** Start **
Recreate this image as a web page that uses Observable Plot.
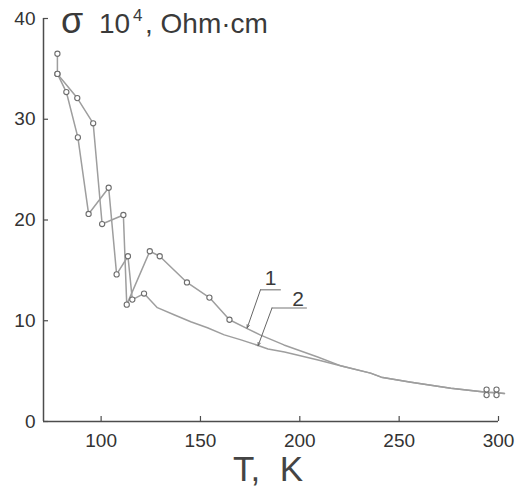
<!DOCTYPE html>
<html>
<head>
<meta charset="utf-8">
<script src="https://cdn.jsdelivr.net/npm/d3@7"></script>
<script src="https://cdn.jsdelivr.net/npm/@observablehq/plot@0.6"></script>
<style>
  html, body { margin: 0; padding: 0; background: #fff; }
  svg { display: block; }
</style>
</head>
<body>
<div id="chart"></div>
<script>
// Curve 1: measured points (open circles), then its smooth high-temperature part
const t1 = [78, 78, 88, 96, 100.5, 111.2, 112.9, 124.5, 129.5, 143.2, 154.5, 164.6];
const s1 = [36.5, 34.5, 32.1, 29.6, 19.6, 20.5, 11.6, 16.9, 16.4, 13.8, 12.3, 10.1];
const t1Tail = [173.8, 180, 192, 209, 221];
const s1Tail = [9.2, 8.6, 7.6, 6.4, 5.5];

// Curve 2: measured points (open circles), then its smooth part
const t2 = [78, 82.5, 88.3, 93.7, 103.8, 107.8, 113.5, 115.7, 121.6];
const s2 = [34.5, 32.7, 28.2, 20.6, 23.2, 14.6, 16.4, 12.1, 12.7];
const t2Tail = [128.3, 136.7, 145.1, 153.5, 162, 170.4, 179.7, 184, 192.3, 209.2, 221];
const s2Tail = [11.3, 10.6, 9.9, 9.3, 8.6, 8.1, 7.5, 7.2, 6.9, 6.1, 5.5];

// Common run of both curves above ~220 K
const tCommon = [235.6, 241, 256, 276, 294, 299, 303];
const sCommon = [4.8, 4.4, 3.9, 3.3, 2.9, 2.85, 2.78];

// Last measured points near room temperature
const tEnd = [294, 294, 299, 299];
const sEnd = [3.17, 2.62, 3.17, 2.62];

// Axis ticks
const xTicks = [100, 150, 200, 250, 300];
const yTicks = [0, 10, 20, 30, 40];

// Curve labels and their leaders
const curveLabels = ["1", "2"];
const labelX = [185.3, 199.1];
const labelY = [14.25, 12.1];
const underX1 = [180.2, 186.0];
const underX2 = [190.7, 203.8];
const underY = [13.07, 11.26];
const tipX = [173.5, 179.0];
const tipY = [9.28, 7.52];

const zip = (ts, ss) => ts.map((t, i) => ({T: t, S: ss[i]}));

const line1 = [...zip(t1, s1), ...zip(t1Tail, s1Tail), ...zip(tCommon, sCommon)];
const line2 = [...zip(t2, s2), ...zip(t2Tail, s2Tail), ...zip(tCommon, sCommon)];
const dots = [...zip(t1, s1), ...zip(t2, s2), ...zip(tEnd, sEnd)];
const labels = curveLabels.map((k, i) => ({
  k, x: labelX[i], y: labelY[i], ux1: underX1[i], ux2: underX2[i], uy: underY[i], tx: tipX[i], ty: tipY[i]
}));

const W = 520, H = 494;
const mL = 43, mR = 22, mT = 18, mB = 73;
const frameW = W - mL - mR, frameH = H - mT - mB;

const lineColor = "#9e9e9e";
const axisColor = "#4d4d4d";
const font = "'Liberation Sans', Arial, sans-serif";

const svg = Plot.plot({
  width: W,
  height: H,
  marginLeft: mL,
  marginRight: mR,
  marginTop: mT,
  marginBottom: mB,
  style: {fontFamily: font, fontSize: "19px", color: "#333", background: "#fff"},
  x: {domain: [71, 300]},
  y: {domain: [0, 40]},
  marks: [
    // axis lines
    Plot.ruleY([0], {x1: 71, x2: 300, stroke: axisColor, strokeWidth: 1.5}),
    Plot.ruleX([71], {y1: 0, y2: 40, stroke: axisColor, strokeWidth: 1.5}),
    // inward tick marks
    Plot.tickY(yTicks, {y: d => d, insetRight: frameW - 5, stroke: axisColor, strokeWidth: 1.2}),
    Plot.tickX(xTicks, {x: d => d, insetTop: frameH - 5, stroke: axisColor, strokeWidth: 1.2}),
    Plot.axisY(yTicks, {tickSize: 0, tickPadding: 8, label: null, fill: "#333"}),
    Plot.axisX(xTicks, {tickSize: 0, tickPadding: 12, label: null, fill: "#333"}),
    // curves
    Plot.line(line1, {x: "T", y: "S", stroke: lineColor, strokeWidth: 1.5, clip: false}),
    Plot.line(line2, {x: "T", y: "S", stroke: lineColor, strokeWidth: 1.5, clip: false}),
    Plot.dot(dots, {x: "T", y: "S", r: 2.6, fill: "#fff", stroke: "#6e6e6e", strokeWidth: 1.1}),
    // curve labels with leaders
    Plot.arrow(labels, {x1: "ux1", y1: "uy", x2: "tx", y2: "ty", stroke: "#666", strokeWidth: 1, headLength: 5, headAngle: 40}),
    Plot.ruleY(labels, {y: "uy", x1: "ux1", x2: "ux2", stroke: "#777", strokeWidth: 1.1}),
    Plot.text(labels, {x: "x", y: "y", text: "k", fontSize: 21, fill: "#3a3a3a"})
  ]
});

const root = d3.select(svg);

// y-axis quantity and unit
const yl = root.append("text")
  .attr("y", 33)
  .attr("fill", "#3a3a3a")
  .attr("text-anchor", "start")
  .attr("font-family", font);
yl.append("tspan").attr("x", 61).attr("font-size", 36).text("σ");
yl.append("tspan").attr("x", 99).attr("font-size", 28).text("10");
yl.append("tspan").attr("x", 133).attr("dy", -12).attr("font-size", 17).text("4");
yl.append("tspan").attr("x", 145).attr("dy", 12).attr("font-size", 28).text(", Ohm·cm");

// x-axis quantity and unit
root.append("text")
  .attr("x", 268)
  .attr("y", 481)
  .attr("text-anchor", "middle")
  .attr("fill", "#444")
  .attr("font-family", font)
  .attr("font-size", 35)
  .text("T,\u00a0\u00a0K");

document.getElementById("chart").append(svg);
</script>
</body>
</html>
** End **
• **What you will do**: Leave the pictures out and reproduce exactly the lines from the top of the listing above through the line with "const sEnd = [3.17, 2.62, 3.17, 2.62];".

• **Correct output**:
Recreate this image as a web page that uses Observable Plot.
<!DOCTYPE html>
<html>
<head>
<meta charset="utf-8">
<script src="https://cdn.jsdelivr.net/npm/d3@7"></script>
<script src="https://cdn.jsdelivr.net/npm/@observablehq/plot@0.6"></script>
<style>
  html, body { margin: 0; padding: 0; background: #fff; }
  svg { display: block; }
</style>
</head>
<body>
<div id="chart"></div>
<script>
// Curve 1: measured points (open circles), then its smooth high-temperature part
const t1 = [78, 78, 88, 96, 100.5, 111.2, 112.9, 124.5, 129.5, 143.2, 154.5, 164.6];
const s1 = [36.5, 34.5, 32.1, 29.6, 19.6, 20.5, 11.6, 16.9, 16.4, 13.8, 12.3, 10.1];
const t1Tail = [173.8, 180, 192, 209, 221];
const s1Tail = [9.2, 8.6, 7.6, 6.4, 5.5];

// Curve 2: measured points (open circles), then its smooth part
const t2 = [78, 82.5, 88.3, 93.7, 103.8, 107.8, 113.5, 115.7, 121.6];
const s2 = [34.5, 32.7, 28.2, 20.6, 23.2, 14.6, 16.4, 12.1, 12.7];
const t2Tail = [128.3, 136.7, 145.1, 153.5, 162, 170.4, 179.7, 184, 192.3, 209.2, 221];
const s2Tail = [11.3, 10.6, 9.9, 9.3, 8.6, 8.1, 7.5, 7.2, 6.9, 6.1, 5.5];

// Common run of both curves above ~220 K
const tCommon = [235.6, 241, 256, 276, 294, 299, 303];
const sCommon = [4.8, 4.4, 3.9, 3.3, 2.9, 2.85, 2.78];

// Last measured points near room temperature
const tEnd = [294, 294, 299, 299];
const sEnd = [3.17, 2.62, 3.17, 2.62];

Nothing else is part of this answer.